Light at Light Speed

This question: How do you know you aren't in free fall towards the surface of the earth?

IS a trick question. When you are free falling, say after jumping from a plane, you accelerate towards the ground at 9.81 m/s. If there was no atmosphere you would accelerate until you reached the ground.
Your weight appears to vanish while you accelerate, because the forces acting on you are in equilibrium. In free space, far from any gravitational forces, you experience the same thing. Equilibrium is just the condition where all forces cancel, there is no residual force accelerating your mass, so in effect an equilibrium condition is equal to no forces at all, which is equivalent to all forces cancelling (at a common centre).

On the surface you experience weight. This is because you aren't "at rest" even when you stand or sit still.

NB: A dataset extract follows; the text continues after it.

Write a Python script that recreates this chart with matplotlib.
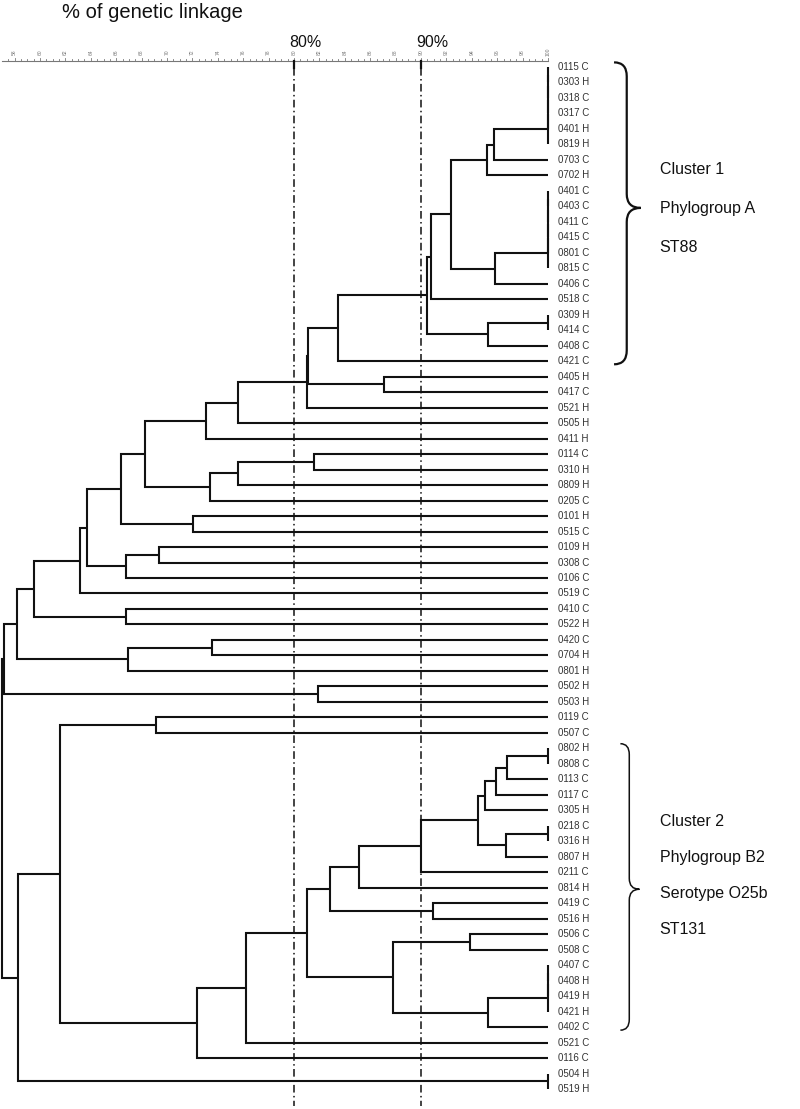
import matplotlib
matplotlib.use('Agg')
import matplotlib.pyplot as plt
from matplotlib.path import Path
from matplotlib.patches import PathPatch

plt.rcParams['font.family'] = ['Liberation Sans', 'DejaVu Sans']

# isolates, top to bottom
leaf_labels = [
    '0115 C', '0303 H', '0318 C', '0317 C', '0401 H', '0819 H', '0703 C', '0702 H',
    '0401 C', '0403 C', '0411 C', '0415 C', '0801 C', '0815 C', '0406 C', '0518 C',
    '0309 H', '0414 C', '0408 C', '0421 C', '0405 H', '0417 C', '0521 H', '0505 H',
    '0411 H', '0114 C', '0310 H', '0809 H', '0205 C', '0101 H', '0515 C', '0109 H',
    '0308 C', '0106 C', '0519 C', '0410 C', '0522 H', '0420 C', '0704 H', '0801 H',
    '0502 H', '0503 H', '0119 C', '0507 C', '0802 H', '0808 C', '0113 C', '0117 C',
    '0305 H', '0218 C', '0316 H', '0807 H', '0211 C', '0814 H', '0419 C', '0516 H',
    '0506 C', '0508 C', '0407 C', '0408 H', '0419 H', '0421 H', '0402 C', '0521 C',
    '0116 C', '0504 H', '0519 H',
]

# merges: (node, left, right, % similarity); ints are leaves, strings are nodes
merges = [
    ('a1', 0, 1, 100), ('a2', 'a1', 2, 100), ('a3', 'a2', 3, 100),
    ('a4', 'a3', 4, 100), ('a5', 'a4', 5, 100),
    ('b', 'a5', 6, 95.75),
    ('c', 'b', 7, 95.17),
    ('d1', 8, 9, 100), ('d2', 'd1', 10, 100), ('d3', 'd2', 11, 100),
    ('d4', 'd3', 12, 100), ('d5', 'd4', 13, 100),
    ('e', 'd5', 14, 95.8),
    ('f', 'c', 'e', 92.4),
    ('g', 'f', 15, 90.76),
    ('h', 16, 17, 100),
    ('i', 'h', 18, 95.25),
    ('j', 'g', 'i', 90.45),
    ('k', 'j', 19, 83.44),
    ('l', 20, 21, 87.09),
    ('m', 'k', 'l', 81.08),
    ('n', 'm', 22, 81.0),
    ('o', 'n', 23, 75.56),
    ('p', 'o', 24, 73.1),
    ('q', 25, 26, 81.6),
    ('r', 'q', 27, 75.56),
    ('s', 'r', 28, 73.4),
    ('t', 'p', 's', 68.3),
    ('u', 29, 30, 72.07),
    ('v', 't', 'u', 66.38),
    ('w', 31, 32, 69.37),
    ('x', 'w', 33, 66.77),
    ('y', 'v', 'x', 63.67),
    ('z', 'y', 34, 63.15),
    ('aa', 35, 36, 66.77),
    ('ab', 'z', 'aa', 59.53),
    ('ac', 37, 38, 73.52),
    ('ad', 'ac', 39, 66.9),
    ('ae', 'ab', 'ad', 58.21),
    ('af', 40, 41, 81.9),
    ('ag', 'ae', 'af', 57.17),
    ('ah', 42, 43, 69.1),
    ('ai', 44, 45, 100),
    ('aj', 'ai', 46, 96.8),
    ('ak', 'aj', 47, 95.9),
    ('al', 'ak', 48, 95.04),
    ('am', 49, 50, 100),
    ('an', 'am', 51, 96.7),
    ('ao', 'al', 'an', 94.46),
    ('ap', 'ao', 52, 89.98),
    ('aq', 'ap', 53, 85.12),
    ('ar', 54, 55, 90.97),
    ('as', 'aq', 'ar', 82.83),
    ('at', 56, 57, 93.86),
    ('au1', 58, 59, 100), ('au2', 'au1', 60, 100), ('au3', 'au2', 61, 100),
    ('av', 'au3', 62, 95.25),
    ('aw', 'at', 'av', 87.8),
    ('ax', 'as', 'aw', 81.05),
    ('ay', 'ax', 63, 76.2),
    ('az', 'ay', 64, 72.34),
    ('ba', 'ah', 'az', 61.57),
    ('bb', 65, 66, 100),
    ('bc', 'ba', 'bb', 58.27),
    ('root', 'ag', 'bc', 57.0),
]

cut_levels = [80, 90]
scale_ticks = list(range(58, 101, 2))

clusters = [
    # first leaf, last leaf, brace tip, text centre, line gap, text lines
    (0, 19, 9.1, 9.15, 2.5, ['Cluster 1', 'Phylogroup A', 'ST88']),
    (44, 62, 53.1, 52.2, 2.32, ['Cluster 2', 'Phylogroup B2', 'Serotype O25b', 'ST131']),
]

# pixel geometry of the reference
W, H = 800, 1109
PX_PCT = 12.7      # px per 1 %
X100 = 548         # px of 100 %
ROW0, ROW = 67, 15.485

fig = plt.figure(figsize=(W / 100, H / 100), dpi=100)
ax = fig.add_axes([0, 0, 1, 1])
ax.set_xlim(100 - X100 / PX_PCT, 100 + (W - X100) / PX_PCT)
ax.set_ylim((H - ROW0) / ROW, -ROW0 / ROW)
ax.axis('off')

# dendrogram
pos = {i: (100.0, float(i)) for i in range(len(leaf_labels))}
for name, a, b, sim in merges:
    xa, ya = pos[a]
    xb, yb = pos[b]
    ax.plot([xa, sim, sim, xb], [ya, ya, yb, yb], color='#111111', lw=1.5,
            solid_joinstyle='miter', solid_capstyle='butt')
    pos[name] = (sim, (ya + yb) / 2)

for i, lab in enumerate(leaf_labels):
    ax.text(100.8, i, lab, fontsize=7.0, color='#333333', va='center', ha='left')

# scale ruler
ruler_y = -0.41
ax.plot([57.0, 100], [ruler_y, ruler_y], color='#777777', lw=0.8)
v = 57.5
while v <= 100.001:
    major = abs(v - round(v)) < 1e-6 and int(round(v)) % 2 == 0
    ax.plot([v, v], [ruler_y, ruler_y - (0.2 if major else 0.1)], color='#777777', lw=0.6)
    v += 0.5
for t in scale_ticks:
    ax.text(t, ruler_y - 0.55, str(t), fontsize=3.6, color='#777777', rotation=90,
            ha='center', va='center')

# cut-off lines
for c in cut_levels:
    ax.plot([c, c], [ruler_y, ruler_y + 0.45], color='#111111', lw=1.6)
    ax.plot([c, c], [ruler_y + 0.5, 67.1], color='#111111', lw=1.1,
            linestyle=(0, (5, 2.2, 1, 2.2)))
    ax.text(c - 0.35, -1.55, f'{c}%', fontsize=11.5, color='#111111', ha='left', va='center')

fig.text(62 / W, 1 - 18 / H, '% of genetic linkage', fontsize=14.5, color='#111111',
         ha='left', va='baseline')


def brace(first, last, tip, x_end, x_body, x_tip, r, lw):
    y0 = first - 0.3
    y1 = last + 0.2
    verts = [(x_end, y0), (x_body, y0), (x_body, y0 + r),
             (x_body, tip - r), (x_body, tip), (x_tip, tip),
             (x_body, tip), (x_body, tip + r),
             (x_body, y1 - r), (x_body, y1), (x_end, y1)]
    codes = [Path.MOVETO, Path.CURVE3, Path.CURVE3,
             Path.LINETO, Path.CURVE3, Path.CURVE3,
             Path.CURVE3, Path.CURVE3,
             Path.LINETO, Path.CURVE3, Path.CURVE3]
    ax.add_patch(PathPatch(Path(verts, codes), fill=False, edgecolor='#111111', lw=lw))


brace(clusters[0][0], clusters[0][1], clusters[0][2], 105.2, 106.2, 107.3, 0.9, 1.6)
brace(clusters[1][0], clusters[1][1], clusters[1][2], 105.7, 106.4, 107.2, 0.7, 1.1)

for first, last, tip, centre, gap, lines in clusters:
    n = len(lines)
    start = centre - gap * (n - 1) / 2
    for k, txt in enumerate(lines):
        ax.text(108.8, start + k * gap, txt, fontsize=11.5, color='#111111',
                ha='left', va='center')

fig.savefig('out.png', dpi=100)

You aren't at rest because parts of you are still in motion--your heart, your lungs, your muscles. Parts of your body are in free fall, and you can only keep some of your body motionless--this actually requires that your muscles react constantly, so parts of you accelerate, and this is the 'sensation' of weight.

What about passive objects, which are 'inert'? These can be motionless with respect to the surface, and Newton's laws of motion don't discriminate--all objects with mass accelerate independently of their material structure.

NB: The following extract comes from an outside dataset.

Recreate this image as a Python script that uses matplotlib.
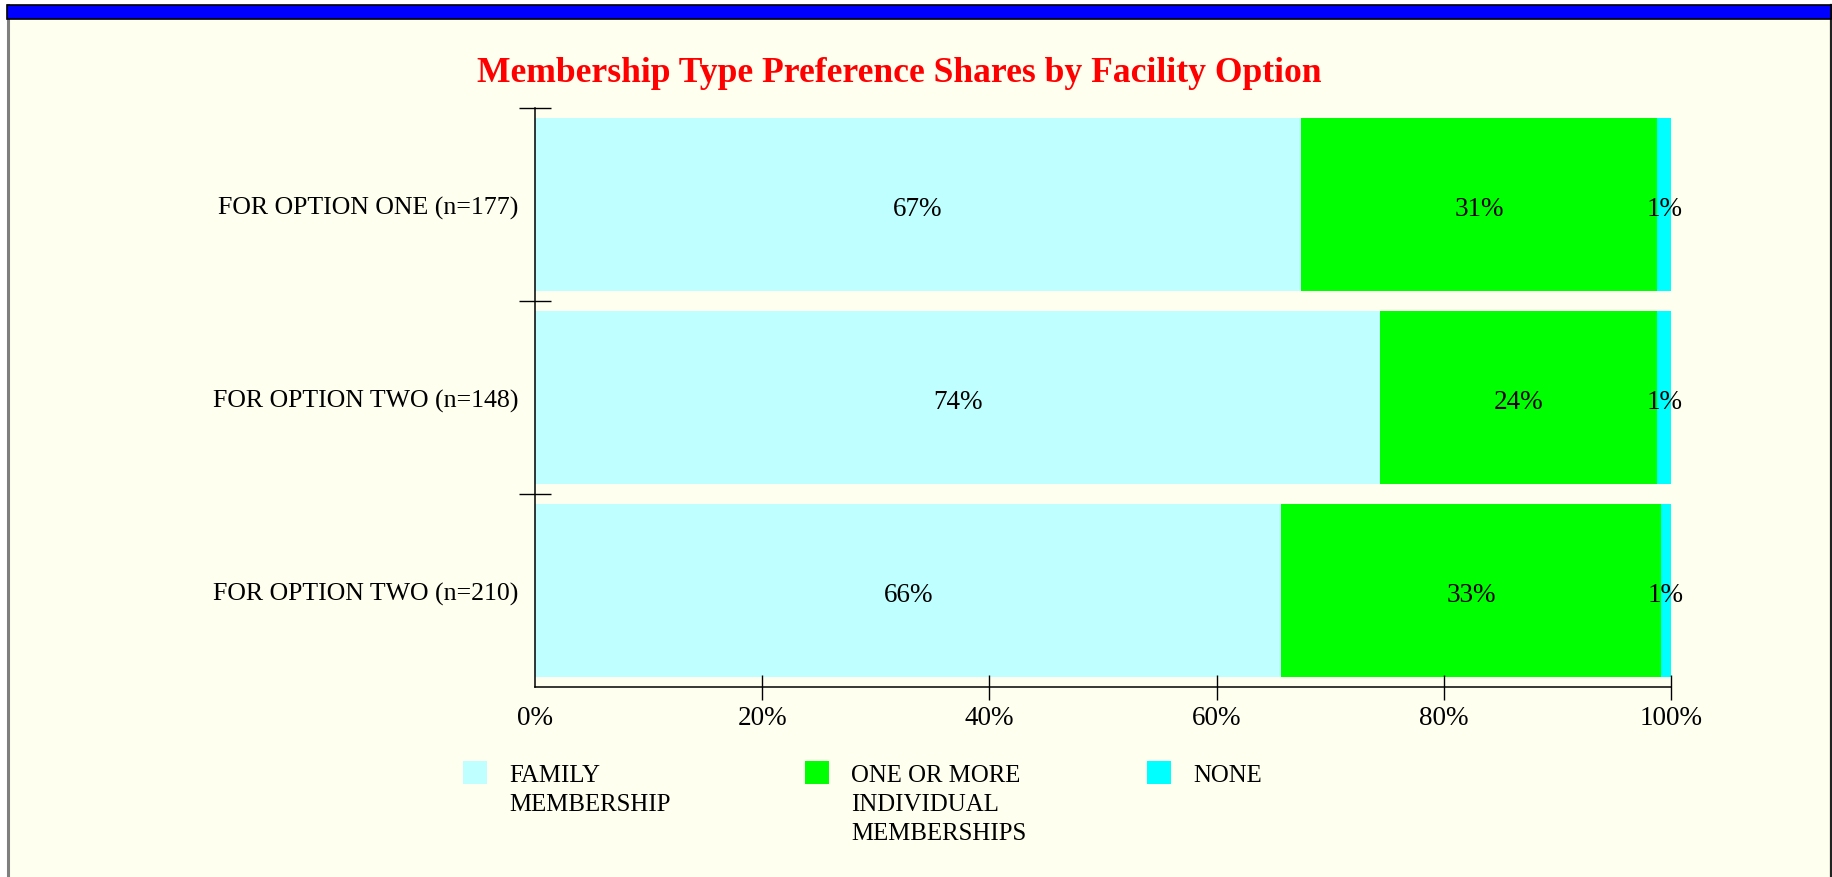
import matplotlib
matplotlib.use("Agg")
import matplotlib.pyplot as plt
from matplotlib.patches import Rectangle
import numpy as np

plt.rcParams['font.family'] = ['Liberation Serif', 'DejaVu Serif']

categories = ["FOR OPTION ONE (n=177)", "FOR OPTION TWO (n=148)", "FOR OPTION TWO (n=210)"]
series_names = ["FAMILY\nMEMBERSHIP", "ONE OR MORE\nINDIVIDUAL\nMEMBERSHIPS", "NONE"]
family = [67.4, 74.4, 65.7]
individual = [31.4, 24.4, 33.4]
none = [1.2, 1.2, 0.9]
labels = [["67%", "74%", "66%"], ["31%", "24%", "33%"], ["1%", "1%", "1%"]]
colors = ["#C0FFFF", "#00FF00", "#00FFFF"]
xticks = [0, 20, 40, 60, 80, 100]
xticklabels = ["0%", "20%", "40%", "60%", "80%", "100%"]

W, H = 1833, 878
fig = plt.figure(figsize=(W / 100, H / 100), dpi=100)
fig.patch.set_facecolor("white")

# panel background and frame
fig.patches.append(Rectangle((7 / W, 0), (1831 - 7) / W, (H - 6) / H, transform=fig.transFigure,
                             facecolor="#FFFFF0", edgecolor="none", zorder=-5))
fig.add_artist(plt.Line2D([8 / W, 8 / W], [0, (H - 6) / H], color="#7f7f7f", lw=2.2,
                          transform=fig.transFigure, zorder=-4))
fig.add_artist(plt.Line2D([1831 / W, 1831 / W], [0, (H - 6) / H], color="#222222", lw=1.6,
                          transform=fig.transFigure, zorder=-4))
fig.patches.append(Rectangle((7 / W, 1 - 20 / H), (1831 - 7) / W, 14 / H, transform=fig.transFigure,
                             facecolor="#0000FF", edgecolor="black", lw=1.2, zorder=-3))

ax = fig.add_axes([535 / W, 1 - 688 / H, (1671 - 535) / W, (688 - 109) / H])
ax.set_facecolor("none")
ax.set_zorder(2)

y = np.arange(len(categories))
series = [family, individual, none]
left = np.zeros(len(categories))
for vals, col, labs in zip(series, colors, labels):
    bars = ax.barh(y, vals, left=left, height=0.9, color=col, edgecolor="none")
    anns = ax.bar_label(bars, labels=labs, label_type="center", fontsize=19.5, color="black")
    for a in anns:
        a.xyann = (0, -3)
    left = left + np.array(vals)

ax.set_xlim(0, 100)
ax.set_ylim(2.5, -0.5)

ax.set_xticks(xticks[1:])
ax.set_xticklabels(xticklabels[1:], fontsize=19.5)
ax.xaxis.set_minor_locator(matplotlib.ticker.FixedLocator([0]))
ax.xaxis.set_minor_formatter(matplotlib.ticker.FixedFormatter(["0%"]))
ax.tick_params(axis="x", which="minor", length=0, labelsize=19.5, pad=13)
ax.tick_params(axis="x", which="major", direction="inout", length=18, width=1, pad=4)

ax.set_yticks(y)
ax.set_yticklabels(categories, fontsize=18.6)
ax.tick_params(axis="y", which="major", length=0, pad=12)
ax.yaxis.set_minor_locator(matplotlib.ticker.FixedLocator([-0.5, 0.5, 1.5]))
ax.tick_params(axis="y", which="minor", direction="inout", length=23.5, width=1)

for s in ["top", "right"]:
    ax.spines[s].set_visible(False)
for s in ["left", "bottom"]:
    ax.spines[s].set_linewidth(1.1)
    ax.spines[s].set_color("black")

fig.text(899 / W, 1 - 73 / H, "Membership Type Preference Shares by Facility Option",
         ha="center", va="center", fontsize=25.6, fontweight="bold", color="#FF0000")

# legend
leg_x = [463, 805, 1147]
for xi, name, col in zip(leg_x, series_names, colors):
    fig.patches.append(Rectangle((xi / W, 1 - 785 / H), 24 / W, 23 / H, transform=fig.transFigure,
                                 facecolor=col, edgecolor="none"))
    fig.text((xi + 46) / W, 1 - 765 / H, name, ha="left", va="top", fontsize=17.9,
             linespacing=1.4, color="black")

fig.savefig("out.png", dpi=100, facecolor=fig.get_facecolor())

We can 'sense' the weight of inert masses by 'weighing' them in our hands. Using a spring balance means having to 'modify' the equations of motion for a mass in free fall, which changes its position in time, for weights which are not changing their position in time--the time dimension needs to be eliminated from the equations.

However, the mass, Newton's constant and the gravitational strength, g, are not eliminated when forces are in equilibrium. What you need, obviously, is a static solution that corresponds to the kinematic one.

Terminal velocity is the situation in which the force of gravity is 'reduced', not eliminated, by a force of friction that opposes the acceleration, the first derivative of velocity, so dv/dt is zero and you don't accelerate. But you experience some of your 'weight' in that case.

When at the surface your downward velocity is zero, you experience your full weight. This suggests that the surface is just a strongly viscous medium that gives you a terminal velocity 'very close' to zero.